—

NFL Big Data Bowl 2025- Pre-snap Pressure Prediction Index

Kaggle notebook here if you prefer to read it that way

Code can be found at my Github here

Introduction

In the modern NFL, the battle between offensive and defensive units begins well before the snap. The 40-second play clock represents a complex chess match where defensive coordinators aim to disguise their pressure packages while offenses attempt to identify and counter potential threats.

Our Pre-snap Pressure Prediction Index (PPPI) introduces a novel approach to quantifying this pre-snap dynamic, offering teams a powerful tool for both strategic planning and real-time decision-making. The PPPI is a probability score ranging from 0 to 1 that indicates the likelihood of the quarterback facing pressure on a given play, based solely on pre-snap information.

PPPI values can be interpreted as follows:

Score Ranges

0.00 – 0.25: Low pressure probability
0.26 – 0.50: Moderate pressure probability
0.51 – 0.75: High pressure probability
0.76 – 1.00: Very high pressure probability

PPPI leverages Next Gen Stats tracking data to analyze defensive formations, player movements, and spatial relationships in the crucial moments before the snap. By combining advanced machine learning techniques with deep football knowledge, PPPI achieves what traditional statistics cannot: predicting quarterback pressure probability based solely on pre-snap information.

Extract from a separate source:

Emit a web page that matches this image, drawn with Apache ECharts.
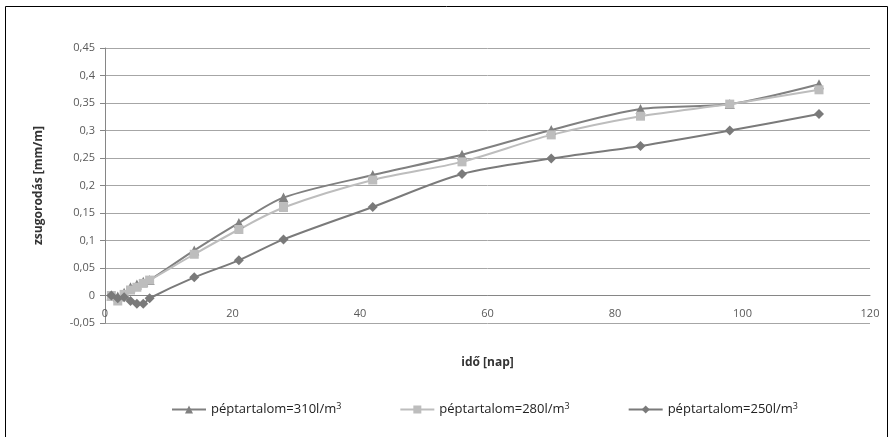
<!DOCTYPE html>
<html>
<head>
<meta charset="utf-8">
<script src="https://cdn.jsdelivr.net/npm/echarts@6/dist/echarts.min.js"></script>
<style>html,body{margin:0;padding:0;background:#fff}#c{width:893px;height:437px}</style>
</head>
<body>
<div id="c"></div>
<script>
var days = [1, 2, 3, 4, 5, 6, 7, 14, 21, 28, 42, 56, 70, 84, 98, 112];
var s310 = [0, -0.002, 0.005, 0.015, 0.02, 0.025, 0.028, 0.082, 0.132, 0.178, 0.219, 0.256, 0.301, 0.339, 0.348, 0.384];
var s280 = [0, -0.01, 0.002, 0.01, 0.015, 0.022, 0.028, 0.075, 0.12, 0.16, 0.21, 0.243, 0.292, 0.326, 0.348, 0.374];
var s250 = [0, -0.005, -0.003, -0.01, -0.015, -0.015, -0.005, 0.033, 0.064, 0.102, 0.161, 0.221, 0.249, 0.272, 0.3, 0.33];
var names = ['péptartalom=310l/m3', 'péptartalom=280l/m3', 'péptartalom=250l/m3'];
var xTicks = [0, 20, 40, 60, 80, 100, 120];
var yTicks = [-0.05, 0, 0.05, 0.1, 0.15, 0.2, 0.25, 0.3, 0.35, 0.4, 0.45];

function pairs(xs, ys) { return xs.map(function (x, i) { return [x, ys[i]]; }); }
var font = '"Open Sans", "Liberation Sans", sans-serif';
var chart = echarts.init(document.getElementById('c'), null, { renderer: 'canvas' });
function mkSeries(name, data, color, symbol, size) {
  return {
    name: name, type: 'line', data: pairs(days, data), smooth: 0.3,
    symbol: symbol, symbolSize: size, showSymbol: true,
    lineStyle: { color: color, width: 2 }, itemStyle: { color: color },
    emphasis: { disabled: true }
  };
}
chart.setOption({
  animation: false,
  graphic: [{ type: 'rect', shape: { x: 5.5, y: 6.5, width: 882, height: 440 }, style: { fill: 'none', stroke: '#000', lineWidth: 1 }, silent: true }],
  grid: { left: 105, right: 23, top: 48, bottom: 114 },
  xAxis: {
    type: 'value', min: xTicks[0], max: xTicks[xTicks.length - 1], interval: 20,
    name: 'idő [nap]', nameLocation: 'middle', nameGap: 34,
    nameTextStyle: { fontFamily: font, fontSize: 12, fontWeight: 'bold', color: '#333' },
    axisLine: { show: true, lineStyle: { color: '#868686' } },
    axisTick: { show: false },
    axisLabel: { inside: true, margin: 4, fontFamily: font, fontSize: 11, color: '#595959' },
    splitLine: { show: false }
  },
  yAxis: {
    type: 'value', min: yTicks[0], max: yTicks[yTicks.length - 1], interval: 0.05,
    name: 'zsugorodás [mm/m]', nameLocation: 'middle', nameGap: 60, nameRotate: 90,
    nameTextStyle: { fontFamily: font, fontSize: 12, fontWeight: 'bold', color: '#333' },
    axisLine: { show: true, lineStyle: { color: '#868686' } },
    axisTick: { show: true, inside: false, length: 5, lineStyle: { color: '#868686' } },
    axisLabel: {
      margin: 10, fontFamily: font, fontSize: 11, color: '#595959',
      formatter: function (v) { var r = Math.round(v * 100) / 100; return r === 0 ? '0' : String(r).replace('.', ','); }
    },
    splitLine: { show: true, lineStyle: { color: '#a6a6a6', width: 1 } }
  },
  legend: {
    bottom: 16, left: 166, itemWidth: 34, itemHeight: 10, itemGap: 58,
    data: names,
    formatter: function (n) { return '{a|' + n.slice(0, -1) + '}{s|' + n.slice(-1) + '}'; },
    textStyle: {
      fontFamily: font, fontSize: 13, color: '#222',
      rich: { a: { fontFamily: font, fontSize: 13, color: '#222' }, s: { fontFamily: font, fontSize: 9, color: '#222', verticalAlign: 'top', padding: [0, 0, 7, 0] } }
    }
  },
  series: [
    mkSeries(names[0], s310, '#808080', 'triangle', 10),
    mkSeries(names[1], s280, '#bdbdbd', 'rect', 9),
    mkSeries(names[2], s250, '#7a7a7a', 'diamond', 10)
  ]
});
</script>
</body>
</html>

This metric has practical value to NFL teams, enabling them to:

Identify optimal protection schemes
Evaluate the effectiveness of defensive pressure disguises
Develop counter-strategies against specific defensive tendencies
Enhance quarterback preparation for recognizing pressure packages

Data and Feature Engineering

Our analysis began by sorting the Next Gen Stats tracking data to focus on all passing plays within the nine-week span of interest. This yielded 9,308 passing plays, which were further classified into those with and without pressure events. Among these, 4,276 plays were identified as having pressure events. For this analysis, pressure events were treated as a binary outcome: 1 if any pressure occurred during the play and 0 otherwise. We did not evaluate the quality of the pressure or account for multiple pressures within a single play, simplifying the modeling problem to a binary classification task.

The foundation of pressure prediction lies in understanding the spatial relationships on the field, as defensive alignments relative to the ball and the offensive line are critical indicators of potential pressure. Similar to how quarterbacks assess defenses pre-snap, we calculated exact defender positions relative to the line of scrimmage and the relative distance between each defender and the offensive line. This approach mirrors the sequential decision-making process of scanning the overall defensive structure before identifying individual player movements. A full list of features used in PPPI calculations is provided in Appendix A, but key features include :

Focus on the “Box” Area

The ‘box’ area, spanning 5 yards behind the line of scrimmage and 4 yards to either side of the center, is critical for identifying pressure development based on the amount of defenders in the box, their positioning, and movement.

Offensive Line Structure

The offensive line’s structure provides equally important information:

Width of the line: Tackle-to-tackle spacing
Gaps between linemen: Identifying vulnerabilities in protection schemes
Formation balance: Assessing the overall setup

Defensive Front Complexity Metric

One of our most innovative features, this metric combines:

Variance in defender depth and width positioning
Spacing between defenders, hinting at potential stunts or twists
Pre-snap speed and acceleration of defenders, telegraphing blitz intentions
Orientation of defenders relative to the line of scrimmage

Situational Context

We incorporate situational factors, recognizing that pressure tendencies vary significantly based on down, distance to the goal line or the first down marker, and the overall game situation. For example, third-and-long scenarios are more likely to feature exotic pressure packages than first-and-10 situations.

Model

Model Evaluation Metric: ROC AUC

We used the Receiver Operating Characteristic Area Under the Curve (ROC AUC) as the primary evaluation metric for its ability to measure how well the model distinguishes between pressure and non-pressure plays across all prediction thresholds.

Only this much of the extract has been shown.